Append-mostly data — if rows are rarely updated or deleted (logs, audit trails, event stores), LSM trees' weakness (compaction to handle updates) doesn't apply.

The Hybrid Reality

Modern databases blur the line:

CockroachDB uses RocksDB (LSM) as its storage engine but provides SQL and ACID transactions on top. The LSM tree handles the write throughput of a distributed database where every write is replicated to multiple nodes.

TiDB uses TiKV (RocksDB-based) for the storage layer. Same pattern — LSM for write throughput, SQL for the query interface.

SQLite uses B-trees but adds a WAL mode that gives it some LSM-like write characteristics (sequential WAL writes, deferred page updates).

PostgreSQL is exploring a columnar storage engine (cstore_fdw, Hydra) for analytical queries while keeping B-trees for transactional workloads.

The trend: B-trees for the primary data structure, LSM trees for high-write auxiliary stores (write-ahead logs, replication streams, caching layers).

The Decision Framework

  1. What's your read/write ratio? Mostly reads → B-tree. Mostly writes → LSM.
  2. Do you need predictable latency? Yes → B-tree. Tolerant of occasional spikes → LSM is fine.
  3. How large is the dataset? Fits in memory → B-tree (reads are free). Exceeds memory significantly → LSM's sequential I/O helps.
  4. Are rows updated frequently? Yes → B-tree (in-place update). No (append-only) → LSM excels.

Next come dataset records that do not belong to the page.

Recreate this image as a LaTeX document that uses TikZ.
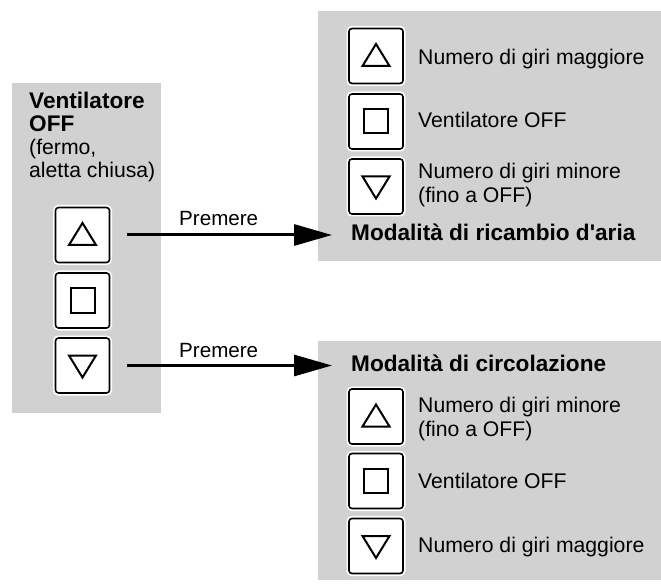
\documentclass[tikz,border=0pt]{standalone}
\usepackage{fontspec}
\setmainfont{Liberation Sans}[Ligatures=TeXOff]
\usetikzlibrary{arrows.meta}
\definecolor{panelgray}{RGB}{209,209,209}
\tikzset{
  btn/.style={draw=black, fill=white, line width=1.6pt, rounded corners=3pt,
    minimum width=54pt, minimum height=55pt, inner sep=0pt,
    preaction={draw=white, line width=5pt}},
  upglyph/.style={path picture={\draw[sharp corners, line width=2pt, line join=miter]
    ([shift={(0,-12)}]path picture bounding box.center) --
    ([shift={(13.5,10)}]path picture bounding box.center) --
    ([shift={(-13.5,10)}]path picture bounding box.center) -- cycle;}},
  downglyph/.style={path picture={\draw[sharp corners, line width=2pt, line join=miter]
    ([shift={(0,12)}]path picture bounding box.center) --
    ([shift={(13.5,-10)}]path picture bounding box.center) --
    ([shift={(-13.5,-10)}]path picture bounding box.center) -- cycle;}},
  stopglyph/.style={path picture={\draw[sharp corners, line width=2pt]
    ([shift={(-12,-12)}]path picture bounding box.center) rectangle
    ([shift={(12,12)}]path picture bounding box.center);}},
  reg/.style={font=\fontsize{21.2pt}{24pt}\selectfont, inner sep=0pt, anchor=base west},
  bld/.style={font=\fontsize{22.6pt}{24pt}\selectfont\bfseries, inner sep=0pt, anchor=base west},
  arr/.style={line width=3pt, -{Triangle[length=38pt,width=21pt]}}
}
\begin{document}
\begin{tikzpicture}[x=1pt, y=-1pt]
\useasboundingbox (0,0) rectangle (661,585);
% panels
\fill[panelgray] (12,83) rectangle (161,413);
\fill[panelgray] (318,11) rectangle (661,261);
\fill[panelgray] (318,341) rectangle (661,580);
% left panel text
\node[bld] (lt1) at (29,109) {Ventilatore};
\node[bld] (lt2) at (29,132) {OFF};
\node[reg] (lt3) at (29,155) {(fermo,};
\node[reg] (lt4) at (29,178) {aletta chiusa)};
% left buttons
\node[btn, upglyph] (L1) at (82.5,235) {};
\node[btn, stopglyph] (L2) at (82.5,300.5) {};
\node[btn, downglyph] (L3) at (82.5,365.5) {};
% top right panel
\node[btn, upglyph] (A1) at (376,56) {};
\node[btn, stopglyph] (A2) at (376,121.5) {};
\node[btn, downglyph] (A3) at (376,186.5) {};
\node[reg] (at1) at (418,65) {Numero di giri maggiore};
\node[reg] (at2) at (418,128) {Ventilatore OFF};
\node[reg] (at3) at (418,179) {Numero di giri minore};
\node[reg] (at4) at (418,203) {(fino a OFF)};
\node[bld] (atitle) at (351,241) {Modalità di ricambio d'aria};
% bottom right panel
\node[bld] (btitle) at (351,371) {Modalità di circolazione};
\node[btn, upglyph] (B1) at (376,416.5) {};
\node[btn, stopglyph] (B2) at (376,481) {};
\node[btn, downglyph] (B3) at (376,546) {};
\node[reg] (bt1) at (418,412) {Numero di giri minore};
\node[reg] (bt2) at (418,436) {(fino a OFF)};
\node[reg] (bt3) at (418,488) {Ventilatore OFF};
\node[reg] (bt4) at (418,552) {Numero di giri maggiore};
% arrows
\coordinate (s1) at (127,235);
\coordinate (e1) at (332,235);
\coordinate (s2) at (127,365.5);
\coordinate (e2) at (332,365.5);
\draw[arr] (s1) -- (e1);
\draw[arr] (s2) -- (e2);
\node[reg, font=\fontsize{20.6pt}{24pt}\selectfont] (p1) at (179,226) {Premere};
\node[reg, font=\fontsize{20.6pt}{24pt}\selectfont] (p2) at (179,357) {Premere};
\end{tikzpicture}
\end{document}
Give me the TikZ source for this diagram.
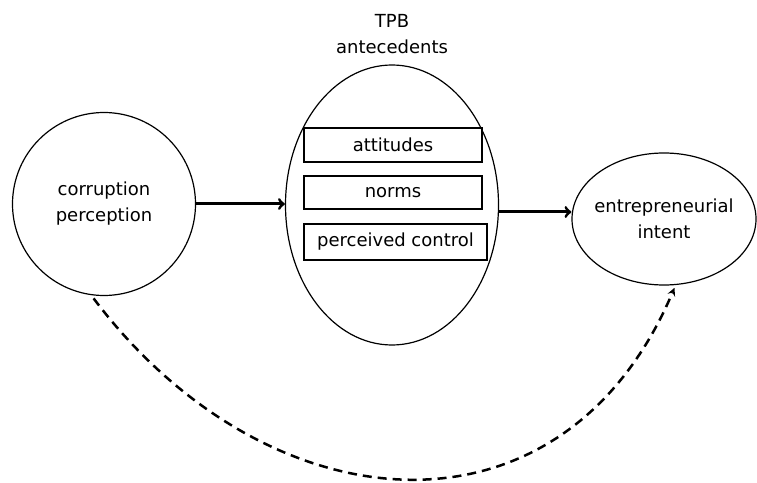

For most applications — web apps, APIs, SaaS — PostgreSQL (B-tree) is the right choice. For write-heavy infrastructure — logging, metrics, event streaming — RocksDB or Cassandra (LSM) is the right choice.

The storage engine is the most consequential architectural decision in a database. Understanding the tradeoff is understanding why your database performs the way it does.